According to him, he was also held for ransom, while his mother in Nigeria “went to a couple villages, borrowing money” to save his life.

He told CNN, “I was sold on my way coming here. As I was sold they demanded a ransom. The pusher man that pushed me from Nigeria, I gave him money but he did not pay. So they said since he did not pay that money, they now sold me.
“From a week, they’ll start beating you so that your money will come quickly so I was there for eight months before I could pay my money and I went out”.

Meanwhile a peaceful protest has been held at the entrance of the Libyan Embassy in Germany, to condemn the trafficking events in the North African nation.

The protest which saw thousands from the black community in Berlin match to the embassy building and across the streets of Berlin on a loud protest against the killings and slavery of Nigerians and other black African people in Libya.

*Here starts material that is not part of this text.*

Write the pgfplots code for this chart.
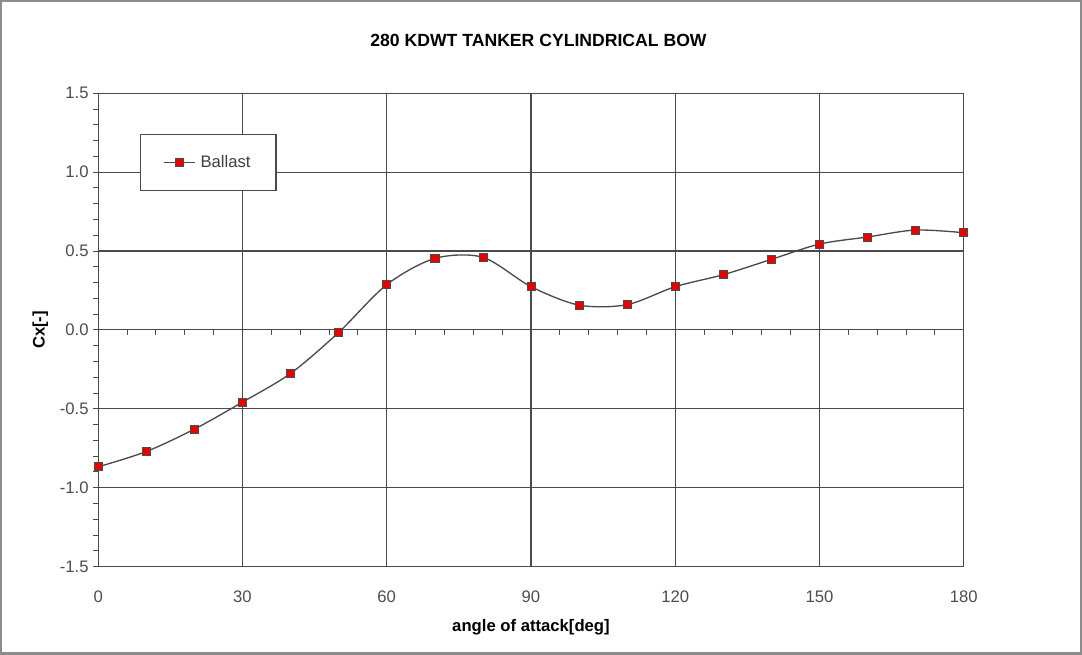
\documentclass[border=0pt]{standalone}
\usepackage{pgfplots}
\pgfplotsset{compat=1.18}
\usepackage{fontspec}
\setmainfont{Liberation Sans}
\definecolor{gridc}{HTML}{4A4A4A}
\definecolor{mred}{HTML}{E60000}
\begin{document}
\begin{tikzpicture}
\draw[black!45, line width=1.8pt] (-72.75pt,-65.25pt) rectangle (736.5pt,423.75pt);
\node[font=\fontsize{13.2}{15}\selectfont\bfseries] at (330pt,394pt) {280 KDWT TANKER CYLINDRICAL BOW};
\begin{axis}[
  at={(0pt,0pt)}, anchor=south west,
  scale only axis, width=648.75pt, height=354.75pt,
  xmin=0, xmax=180, ymin=-1.5, ymax=1.5,
  xtick={0,30,...,180},
  ytick={-1.5,-1,-0.5,0,0.5,1,1.5},
  minor y tick num=4,
  ytick pos=left,
  grid=major,
  grid style={gridc, line width=0.8pt},
  axis line style={gridc, line width=0.9pt},
  tick align=outside,
  major tick length=3.75pt, minor tick length=3.75pt,
  ytick style={gridc, line width=0.7pt},
  xtick style={draw=none},
  tick label style={font=\fontsize{12.5}{14}\selectfont, text=black!70},
  /pgf/number format/assume math mode=true,
  yticklabel style={/pgf/number format/fixed, /pgf/number format/fixed zerofill, /pgf/number format/precision=1},
  xticklabel style={yshift=-11pt},
  xlabel={\bfseries angle of attack[deg]},
  ylabel={\bfseries Cx[-]},
  label style={font=\fontsize{12.5}{14}\selectfont},
  xlabel style={at={(axis description cs:0.5,0)}, anchor=center, yshift=-45.5pt},
  ylabel style={at={(axis description cs:0,0.5)}, anchor=center, rotate=0, yshift=43.5pt},
  legend style={at={(axis description cs:0.0486,0.913)}, anchor=north west,
    draw=gridc, line width=0.8pt, fill=white,
    inner xsep=17pt, inner ysep=13.5pt,
    font=\fontsize{12.5}{14}\selectfont, text=black!75},
  legend cell align=left,
  legend image code/.code={\draw[mark repeat=2, mark phase=2] plot coordinates {(0cm,0cm)(0.4cm,0cm)(0.8cm,0cm)};},
]
\addplot[smooth, gridc, line width=1pt, mark=square*, mark size=3pt,
  mark options={fill=mred, draw=black!70, line width=0.5pt, solid}]
coordinates {
(0,-0.868) (10,-0.771) (20,-0.629) (30,-0.458) (40,-0.276) (50,-0.016)
(60,0.287) (70,0.453) (80,0.46) (90,0.274) (100,0.157) (110,0.16)
(120,0.274) (130,0.35) (140,0.447) (150,0.544) (160,0.589) (170,0.633) (180,0.616)
};
\addlegendentry{\hspace{2pt}Ballast}
\foreach \t in {6,12,18,24,36,42,48,54,66,72,78,84,96,102,108,114,126,132,138,144,156,162,168,174} {
  \edef\temp{\noexpand\draw[gridc, line width=0.7pt] (axis cs:\t,0) -- ([yshift=-3.5pt]axis cs:\t,0);}
  \temp
}
\end{axis}
\end{tikzpicture}
\end{document}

Speaking at the protest, which saw protesters with placards with various inscriptions like “Nigerian Lives Matters”, “Black African Lives Matters”, “No To Slavery”, the Bureau De Commisaire of Citizen Diplomacy Bureau, His Honorary Excellency, Jace Owie, described the auction of blacks in Libya as demonic and an egregious abuse of human rights.
Owie said the events were totally unacceptable and called on world leaders to prevail on the matter.